Work from home staples to invest in

Online school makes me contemplate becoming a self-made hermit—but I’ve genuinely come to enjoy the small things that keep my routine exciting.

Sometimes, all it takes is scrapbooking with aesthetically pleasing pens or working at a standing desk to keep my spirits up. As we all navigate the next five weeks of online learning, here are my tips to make online learning more bearable and organized.

Moleskin planners

During the school year, my closest confidant is my Moleskin journal.

Online school is a breeding ground for sneaky Zoom meetings and neglected assignments, so writing all my tasks in a planner at the start of the week keeps me on track.

As a public advocate for cute stickers and aesthetically pleasing layouts, I treat my journal like a scrapbooking page. If I must romanticize my tutorial time slots and due dates to make online school more bearable, I’ll do it.  

Several stores in downtown Kingston—including Staples, Midori Gifts, and Minotaur—sell stationary at a relatively reasonable price. Right now, Moleskins are only $15 on Amazon

Establish a loyalty to a pen brand

There’s nothing like the feeling of opening a fresh package of your favourite pens. If I don’t have a MUJI pen on my person, I simply will not get work done.

It pains me to come clean about this, but I have left the library on occasion when I arrived stationarily unprepared. That’s right—I’d rather walk back to my student house than use another brand of pen.

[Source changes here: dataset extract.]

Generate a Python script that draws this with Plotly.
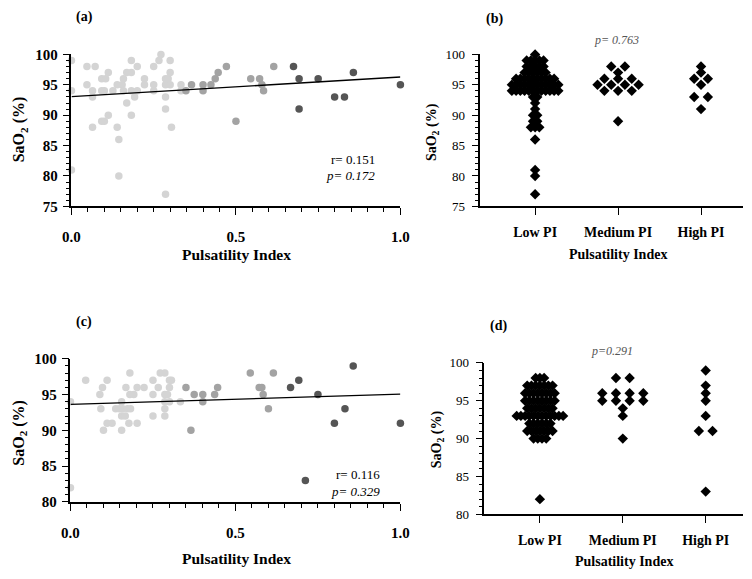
import numpy as np
import plotly.graph_objects as go

W, H = 752, 579
serif = "Liberation Serif"

# ---- (a) PI vs SaO2, scatter, grouped by PI class
a_low_pi = [0.0, 0.0, 0.0, 0.047, 0.047, 0.064, 0.064, 0.064, 0.072, 0.092, 0.092, 0.092,
            0.10, 0.10, 0.104, 0.112, 0.112, 0.126, 0.139, 0.139, 0.144, 0.144, 0.154,
            0.158, 0.158, 0.168, 0.168, 0.182, 0.182, 0.182, 0.182, 0.192, 0.20, 0.20,
            0.222, 0.222, 0.25, 0.25, 0.25, 0.266, 0.272, 0.286, 0.286, 0.286, 0.286,
            0.286, 0.294, 0.30, 0.30, 0.30, 0.304, 0.333, 0.333]
a_low_sao2 = [99, 94, 81, 98, 95, 94, 93, 88, 98, 96, 94, 89,
              94, 89, 96, 97, 90, 94, 95, 88, 86, 80, 95,
              96, 94, 97, 92, 99, 97, 94, 90, 93, 98, 94,
              96, 95, 98, 95, 94, 99, 100, 96, 95, 93, 91,
              77, 96, 99, 97, 95, 88, 95, 94]
a_med_pi = [0.348, 0.365, 0.40, 0.40, 0.424, 0.437, 0.446, 0.471, 0.50, 0.545, 0.572, 0.579, 0.584, 0.615]
a_med_sao2 = [94, 95, 95, 94, 95, 96, 97, 98, 89, 96, 96, 95, 94, 98]
a_high_pi = [0.675, 0.692, 0.692, 0.75, 0.80, 0.83, 0.857, 1.0]
a_high_sao2 = [98, 96, 91, 96, 93, 93, 97, 95]

# ---- (c) second measurement
c_low_pi = [0.0, 0.0, 0.046, 0.089, 0.092, 0.097, 0.10, 0.111, 0.111, 0.126, 0.137, 0.148,
            0.158, 0.173, 0.182, 0.155, 0.155, 0.166, 0.155, 0.168, 0.18, 0.18, 0.192,
            0.177, 0.202, 0.202, 0.223, 0.25, 0.25, 0.25, 0.266, 0.272, 0.286, 0.286,
            0.294, 0.286, 0.30, 0.286, 0.286, 0.30, 0.306, 0.30, 0.333]
c_low_sao2 = [94, 82, 97, 95, 93, 96, 90, 97, 91, 91, 93, 93,
              93, 93, 93, 94, 92, 92, 90, 96, 98, 95, 95,
              91, 96, 91, 96, 97, 95, 92, 96, 98, 98, 95,
              95, 94, 94, 93, 92, 97, 97, 96, 94]
c_med_pi = [0.35, 0.365, 0.375, 0.401, 0.401, 0.437, 0.446, 0.545, 0.572, 0.58, 0.584, 0.60, 0.615]
c_med_sao2 = [96, 90, 95, 95, 94, 95, 96, 98, 96, 96, 95, 93, 98]
c_high_pi = [0.667, 0.692, 0.712, 0.75, 0.80, 0.832, 0.857, 1.0]
c_high_sao2 = [96, 97, 83, 95, 91, 93, 99, 91]

# ---- (b) and (d) dot plots: SaO2 value and how many patients have it
groups = ["Low PI", "Medium PI", "High PI"]
b_low_vals = [100, 99, 98, 97, 96, 95, 94, 93, 92, 91, 90, 89, 88, 86, 81, 80, 77]
b_low_counts = [1, 5, 5, 6, 10, 12, 12, 2, 1, 1, 2, 2, 3, 1, 1, 1, 1]
b_med_vals = [98, 97, 96, 95, 94, 89]
b_med_counts = [2, 1, 3, 4, 3, 1]
b_high_vals = [98, 97, 96, 95, 93, 91]
b_high_counts = [1, 1, 2, 1, 2, 1]
d_low_vals = [98, 97, 96, 95, 94, 93, 92, 91, 90, 82]
d_low_counts = [3, 7, 8, 8, 7, 12, 6, 7, 4, 1]
d_med_vals = [98, 96, 95, 94, 93, 90]
d_med_counts = [2, 4, 4, 1, 1, 1]
d_high_vals = [99, 97, 96, 95, 93, 91, 83]
d_high_counts = [1, 1, 1, 1, 1, 2, 1]

stats_a = ("0.151", "0.172")
stats_c = ("0.116", "0.329")
p_b = "0.763"
p_d = "0.291"

col_low, col_med, col_high = "#d4d4d4", "#a3a3a3", "#555555"


def X(px):
    return px / W


def Y(py):
    return 1 - py / H


def swarm(idx, vals, counts):
    # spread equal values sideways, squeezing the big groups
    nmax = max(counts)
    step = 0.165 if nmax < 2 else min(0.165, 0.56 / (nmax - 1))
    xs, ys = [], []
    for v, n in zip(vals, counts):
        for i in range(n):
            xs.append(idx + (i - (n - 1) / 2) * step)
            ys.append(v)
    return xs, ys


fig = go.Figure()

# scatter panels
for ax, sets in [("", [(a_low_pi, a_low_sao2, col_low), (a_med_pi, a_med_sao2, col_med),
                      (a_high_pi, a_high_sao2, col_high)]),
                 ("3", [(c_low_pi, c_low_sao2, col_low), (c_med_pi, c_med_sao2, col_med),
                        (c_high_pi, c_high_sao2, col_high)])]:
    allx, ally = [], []
    for px, sy, col in sets:
        fig.add_trace(go.Scatter(x=px, y=sy, mode="markers", xaxis="x" + ax, yaxis="y" + ax,
                                 marker=dict(color=col, size=7.5), cliponaxis=False,
                                 showlegend=False))
        allx += px
        ally += sy
    k, b0 = np.polyfit(allx, ally, 1)
    fig.add_trace(go.Scatter(x=[0, 1], y=[b0, b0 + k], mode="lines", xaxis="x" + ax, yaxis="y" + ax,
                             line=dict(color="black", width=1.3), showlegend=False))

# dot plots
for ax, sets in [("2", [(b_low_vals, b_low_counts), (b_med_vals, b_med_counts), (b_high_vals, b_high_counts)]),
                 ("4", [(d_low_vals, d_low_counts), (d_med_vals, d_med_counts), (d_high_vals, d_high_counts)])]:
    for i, (vals, counts) in enumerate(sets):
        xs, ys = swarm(i, vals, counts)
        fig.add_trace(go.Scatter(x=xs, y=ys, mode="markers", xaxis="x" + ax, yaxis="y" + ax,
                                 marker=dict(symbol="diamond", color="black", size=8),
                                 cliponaxis=False, showlegend=False))

bold_tick = dict(family=serif, size=15, color="black", weight="bold")
cat_tick = dict(family=serif, size=14, color="black", weight="bold")
reg_tick = dict(family=serif, size=13, color="black")
line_kw = dict(showline=True, linecolor="black", linewidth=1.5, showgrid=False, zeroline=False,
               ticks="outside", tickcolor="black", tickwidth=1.3, ticklen=7)
ymin_kw = dict(minor=dict(dtick=1, ticks="outside", ticklen=4, tickcolor="black", tickwidth=1))
xmin_kw = dict(minor=dict(dtick=0.05, ticks="outside", ticklen=4, tickcolor="black", tickwidth=1))

fig.update_layout(
    width=W, height=H, margin=dict(l=0, r=0, t=0, b=0),
    paper_bgcolor="white", plot_bgcolor="white",
    xaxis=dict(domain=[X(64), X(401)], range=[0, 1], anchor="y", tickvals=[0, 0.5, 1],
               ticktext=["0.0", "0.5", "1.0"], tickfont=bold_tick, ticklabelstandoff=9,
               **line_kw, **xmin_kw),
    yaxis=dict(domain=[Y(204), Y(47.7)], range=[75, 100], anchor="x", dtick=5,
               tickfont=bold_tick, ticklabelstandoff=2, **line_kw, **ymin_kw),
    xaxis2=dict(domain=[X(483), 1], range=[-0.659, 2.506], anchor="y2", tickvals=[0, 1, 2],
                ticktext=groups, tickfont=cat_tick, ticklabelstandoff=5, **line_kw),
    yaxis2=dict(domain=[Y(204), Y(47.7)], range=[75, 100], anchor="x2", dtick=5,
                tickfont=reg_tick, ticklabelstandoff=4, **line_kw, **ymin_kw),
    xaxis3=dict(domain=[X(63), X(401)], range=[0, 1], anchor="y3", tickvals=[0, 0.5, 1],
                ticktext=["0.0", "0.5", "1.0"], tickfont=bold_tick, ticklabelstandoff=9,
                **line_kw, **xmin_kw),
    yaxis3=dict(domain=[Y(508), Y(360.7)], range=[80, 100], anchor="x3", dtick=5,
                tickfont=bold_tick, ticklabelstandoff=2, **line_kw, **ymin_kw),
    xaxis4=dict(domain=[X(487), 1], range=[-0.67, 2.45], anchor="y4", tickvals=[0, 1, 2],
                ticktext=groups, tickfont=cat_tick, ticklabelstandoff=5, **line_kw),
    yaxis4=dict(domain=[Y(520.7), Y(365)], range=[80, 100], anchor="x4", dtick=5,
                tickfont=reg_tick, ticklabelstandoff=4, **line_kw, **ymin_kw),
)


def note(x, y, text, size=14, color="black", xanchor="center", angle=0):
    fig.add_annotation(x=X(x), y=Y(y), xref="paper", yref="paper", text=text, showarrow=False,
                       xanchor=xanchor, yanchor="middle", textangle=angle,
                       font=dict(family=serif, size=size, color=color))


sao2 = "<b>SaO<sub>2</sub> (%)</b>"
pi_title = "<b>Pulsatility Index</b>"
# panel letters
note(77, 9, "<b>(a)</b>", 14)
note(497, 11, "<b>(b)</b>", 14)
note(77, 323, "<b>(c)</b>", 14)
note(501, 327, "<b>(d)</b>", 14)
# axis titles
note(11, 125, sao2, 16, angle=-90)
note(233, 253, pi_title, 15.5)
note(434, 128, sao2, 14, angle=-90)
note(624, 253, pi_title, 14)
note(11, 437, sao2, 16, angle=-90)
note(233, 566, pi_title, 15.5)
note(439, 443, sao2, 14, angle=-90)
note(630, 569, pi_title, 14)
# statistics
note(377, 156, "r= " + stats_a[0], 13, xanchor="right")
note(377, 172, "<i>p= " + stats_a[1] + "</i>", 13, xanchor="right")
note(382, 480, "r= " + stats_c[0], 13, xanchor="right")
note(382, 497, "<i>p= " + stats_c[1] + "</i>", 13, xanchor="right")
note(622, 33, "<i>p= " + p_b + "</i>", 12, color="#555555")
note(618, 353, "<i>p=" + p_d + "</i>", 12, color="#555555")

fig.write_html("out.html", config={"displayModeBar": False},
               post_script="document.body.style.margin='0';document.body.style.overflow='hidden';")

While my pen uniformity helps my productivity, it also gives me a god complex. I would suggest you find a brand of stationery that you love, but please be wary of escalating into the level of pen bigotry I’m currently harbouring.

Ergonomically friendly desks

In my first year at Queen’s, I was on the receiving end of a standing desk soliloquy in my Social Determinants of Health class.

I listened as my teacher discussed the dangers of sedentary behaviour. I nodded, pretending I understood what that meant. Sedentary behaviour—ah yes, of course!

Our professor told us excessive time spent sitting down being physically inactive can lead to lower productivity, joint issues, obesity, diabetes, and cardiovascular disease. Horrified, I left class and manically sped walked around campus for half an hour, hoping to reverse the hours I’d spent sitting in Douglas that semester.

Now, I’m a standing-desk promoter.

There are some relatively inexpensive standing desks on Amazon, and you can try your luck on Facebook marketplace for a used one. I only have a standing desk in my family home, so when I’m in my student house, I work standing up at the kitchen counter when I remember that harrowing class in first year.

If a standing desk is financially or spatially unrealistic in your student home, try to find a surface at elbow level to do some work at.